● **TO BE DONE**: Leaving the pictures aside, transcribe every line below exactly.
════════
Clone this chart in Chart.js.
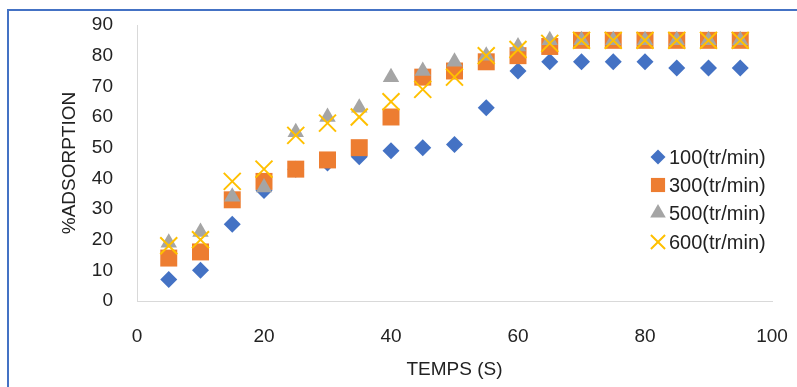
<!DOCTYPE html>
<html>
<head>
<meta charset="utf-8">
<script src="https://cdn.jsdelivr.net/npm/chart.js@4/dist/chart.umd.min.js"></script>
<style>
  html, body { margin: 0; padding: 0; background: #fff; overflow: hidden; }
  #frame {
    position: absolute; left: 7px; top: 9px; width: 900px; height: 500px;
    border-left: 2px solid #4472C4; border-top: 2px solid #4472C4;
  }
  #adsorption { position: absolute; left: 0; top: 0; }
</style>
</head>
<body>
<div id="frame"></div>
<canvas id="adsorption" width="797" height="387"></canvas>
<script>
// temps (s) et %adsorption
const temps = [5, 10, 15, 20, 25, 30, 35, 40, 45, 50, 55, 60, 65, 70, 75, 80, 85, 90, 95];
const v100 = [7, 10, 25, 36, 43, 45, 47, 49, 50, 51, 63, 75, 78, 78, 78, 78, 76, 76, 76];
const v300 = [14, 16, 33, 39, 43, 46, 50, 60, 73, 75, 78, 80, 83, 85, 85, 85, 85, 85, 85];
const v500 = [19, 22.5, 34, 37, 55, 60, 63, 73, 75, 78, 80, 83, 85, 85, 85, 85, 85, 85, 85];
const v600 = [18, 20, 39, 43, 54, 58, 60, 65, 69, 73, 80, 82, 84, 85, 85, 85, 85, 85, 85];
const labels = ["100(tr/min)", "300(tr/min)", "500(tr/min)", "600(tr/min)"];
const xTicks = [0, 20, 40, 60, 80, 100];
const yTicks = [0, 10, 20, 30, 40, 50, 60, 70, 80, 90];

const FONT = "'Liberation Sans', Arial, sans-serif";
const toPoints = (vals) => vals.map((v, i) => ({ x: temps[i], y: v }));

const styles = [
  { color: "#4472C4", pointStyle: "rectRot", radius: 8.5, legendRadius: 7.5 },
  { color: "#ED7D31", pointStyle: "rect", radius: 12, legendRadius: 10 },
  { color: "#A5A5A5", pointStyle: "triangle", radius: 9.5, legendRadius: 9 },
  { color: "#FFC000", pointStyle: "crossRot", radius: 12, legendRadius: 10 },
];
const series = [v100, v300, v500, v600];

const datasets = series.map((vals, i) => ({
  label: labels[i],
  data: toPoints(vals),
  pointStyle: styles[i].pointStyle,
  pointRadius: styles[i].radius,
  pointHoverRadius: styles[i].radius,
  backgroundColor: styles[i].color,
  borderColor: styles[i].color,
  pointBorderWidth: i === 3 ? 2 : 0,
  order: 4 - i,
}));

// legende dessinee dans la zone du graphique (comme Excel)
const legendPlugin = {
  id: "insideLegend",
  afterDatasetsDraw(chart) {
    const ctx = chart.ctx;
    const rows = [157, 185, 213, 242];
    ctx.save();
    labels.forEach((txt, i) => {
      const s = styles[i];
      ctx.fillStyle = s.color;
      ctx.strokeStyle = s.color;
      ctx.lineWidth = 2;
      Chart.helpers.drawPoint(ctx, {
        pointStyle: s.pointStyle,
        radius: s.legendRadius,
        rotation: 0,
        borderWidth: i === 3 ? 2 : 0,
      }, 658, rows[i]);
      ctx.fillStyle = "#222";
      ctx.font = "20px " + FONT;
      ctx.textBaseline = "middle";
      ctx.textAlign = "left";
      ctx.fillText(txt, 669, rows[i] + 1);
    });
    ctx.restore();
  },
};

new Chart(document.getElementById("adsorption"), {
  type: "scatter",
  data: { datasets },
  plugins: [legendPlugin],
  options: {
    responsive: false,
    devicePixelRatio: 1,
    animation: false,
    layout: { padding: { left: 58, right: 25, top: 25, bottom: 4 } },
    plugins: { legend: { display: false }, tooltip: { enabled: false } },
    scales: {
      x: {
        type: "linear",
        min: 0,
        max: 100,
        afterBuildTicks: (scale) => { scale.ticks = xTicks.map((v) => ({ value: v })); },
        afterFit: (scale) => {
          scale.height = 82;
          scale.paddingLeft = 0;
          scale.paddingRight = 0;
        },
        grid: { display: false },
        border: { display: true, color: "#d9d9d9", width: 1 },
        ticks: { color: "#222", font: { family: FONT, size: 19 }, padding: 16, maxRotation: 0 },
        title: {
          display: true, text: "TEMPS (S)", color: "#222",
          font: { family: FONT, size: 19 }, padding: 2,
        },
      },
      y: {
        type: "linear",
        min: 0,
        max: 90,
        afterBuildTicks: (scale) => { scale.ticks = yTicks.map((v) => ({ value: v })); },
        afterFit: (scale) => {
          scale.width = 79;
          scale.paddingTop = 0;
          scale.paddingBottom = 0;
        },
        grid: { display: false },
        border: { display: true, color: "#d9d9d9", width: 1 },
        ticks: { color: "#222", font: { family: FONT, size: 19 }, padding: 16 },
        title: {
          display: true, text: "%ADSORPTION", color: "#222",
          font: { family: FONT, size: 19 }, padding: 0,
        },
      },
    },
  },
});
</script>
</body>
</html>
════════
● **REPLY**:
Clone this chart in Chart.js.
<!DOCTYPE html>
<html>
<head>
<meta charset="utf-8">
<script src="https://cdn.jsdelivr.net/npm/chart.js@4/dist/chart.umd.min.js"></script>
<style>
  html, body { margin: 0; padding: 0; background: #fff; overflow: hidden; }
  #frame {
    position: absolute; left: 7px; top: 9px; width: 900px; height: 500px;
    border-left: 2px solid #4472C4; border-top: 2px solid #4472C4;
  }
  #adsorption { position: absolute; left: 0; top: 0; }
</style>
</head>
<body>
<div id="frame"></div>
<canvas id="adsorption" width="797" height="387"></canvas>
<script>
// temps (s) et %adsorption
const temps = [5, 10, 15, 20, 25, 30, 35, 40, 45, 50, 55, 60, 65, 70, 75, 80, 85, 90, 95];
const v100 = [7, 10, 25, 36, 43, 45, 47, 49, 50, 51, 63, 75, 78, 78, 78, 78, 76, 76, 76];
const v300 = [14, 16, 33, 39, 43, 46, 50, 60, 73, 75, 78, 80, 83, 85, 85, 85, 85, 85, 85];
const v500 = [19, 22.5, 34, 37, 55, 60, 63, 73, 75, 78, 80, 83, 85, 85, 85, 85, 85, 85, 85];
const v600 = [18, 20, 39, 43, 54, 58, 60, 65, 69, 73, 80, 82, 84, 85, 85, 85, 85, 85, 85];
const labels = ["100(tr/min)", "300(tr/min)", "500(tr/min)", "600(tr/min)"];
const xTicks = [0, 20, 40, 60, 80, 100];
const yTicks = [0, 10, 20, 30, 40, 50, 60, 70, 80, 90];

const FONT = "'Liberation Sans', Arial, sans-serif";
const toPoints = (vals) => vals.map((v, i) => ({ x: temps[i], y: v }));

const styles = [
  { color: "#4472C4", pointStyle: "rectRot", radius: 8.5, legendRadius: 7.5 },
  { color: "#ED7D31", pointStyle: "rect", radius: 12, legendRadius: 10 },
  { color: "#A5A5A5", pointStyle: "triangle", radius: 9.5, legendRadius: 9 },
  { color: "#FFC000", pointStyle: "crossRot", radius: 12, legendRadius: 10 },
];
const series = [v100, v300, v500, v600];

const datasets = series.map((vals, i) => ({
  label: labels[i],
  data: toPoints(vals),
  pointStyle: styles[i].pointStyle,
  pointRadius: styles[i].radius,
  pointHoverRadius: styles[i].radius,
  backgroundColor: styles[i].color,
  borderColor: styles[i].color,
  pointBorderWidth: i === 3 ? 2 : 0,
  order: 4 - i,
}));

// legende dessinee dans la zone du graphique (comme Excel)
const legendPlugin = {
  id: "insideLegend",
  afterDatasetsDraw(chart) {
    const ctx = chart.ctx;
    const rows = [157, 185, 213, 242];
    ctx.save();
    labels.forEach((txt, i) => {
      const s = styles[i];
      ctx.fillStyle = s.color;
      ctx.strokeStyle = s.color;
      ctx.lineWidth = 2;
      Chart.helpers.drawPoint(ctx, {
        pointStyle: s.pointStyle,
        radius: s.legendRadius,
        rotation: 0,
        borderWidth: i === 3 ? 2 : 0,
      }, 658, rows[i]);
      ctx.fillStyle = "#222";
      ctx.font = "20px " + FONT;
      ctx.textBaseline = "middle";
      ctx.textAlign = "left";
      ctx.fillText(txt, 669, rows[i] + 1);
    });
    ctx.restore();
  },
};

new Chart(document.getElementById("adsorption"), {
  type: "scatter",
  data: { datasets },
  plugins: [legendPlugin],
  options: {
    responsive: false,
    devicePixelRatio: 1,
    animation: false,
    layout: { padding: { left: 58, right: 25, top: 25, bottom: 4 } },
    plugins: { legend: { display: false }, tooltip: { enabled: false } },
    scales: {
      x: {
        type: "linear",
        min: 0,
        max: 100,
        afterBuildTicks: (scale) => { scale.ticks = xTicks.map((v) => ({ value: v })); },
        afterFit: (scale) => {
          scale.height = 82;
          scale.paddingLeft = 0;
          scale.paddingRight = 0;
        },
        grid: { display: false },
        border: { display: true, color: "#d9d9d9", width: 1 },
        ticks: { color: "#222", font: { family: FONT, size: 19 }, padding: 16, maxRotation: 0 },
        title: {
          display: true, text: "TEMPS (S)", color: "#222",
          font: { family: FONT, size: 19 }, padding: 2,
        },
      },
      y: {
        type: "linear",
        min: 0,
        max: 90,
        afterBuildTicks: (scale) => { scale.ticks = yTicks.map((v) => ({ value: v })); },
        afterFit: (scale) => {
          scale.width = 79;
          scale.paddingTop = 0;
          scale.paddingBottom = 0;
        },
        grid: { display: false },
        border: { display: true, color: "#d9d9d9", width: 1 },
        ticks: { color: "#222", font: { family: FONT, size: 19 }, padding: 16 },
        title: {
          display: true, text: "%ADSORPTION", color: "#222",
          font: { family: FONT, size: 19 }, padding: 0,
        },
      },
    },
  },
});
</script>
</body>
</html>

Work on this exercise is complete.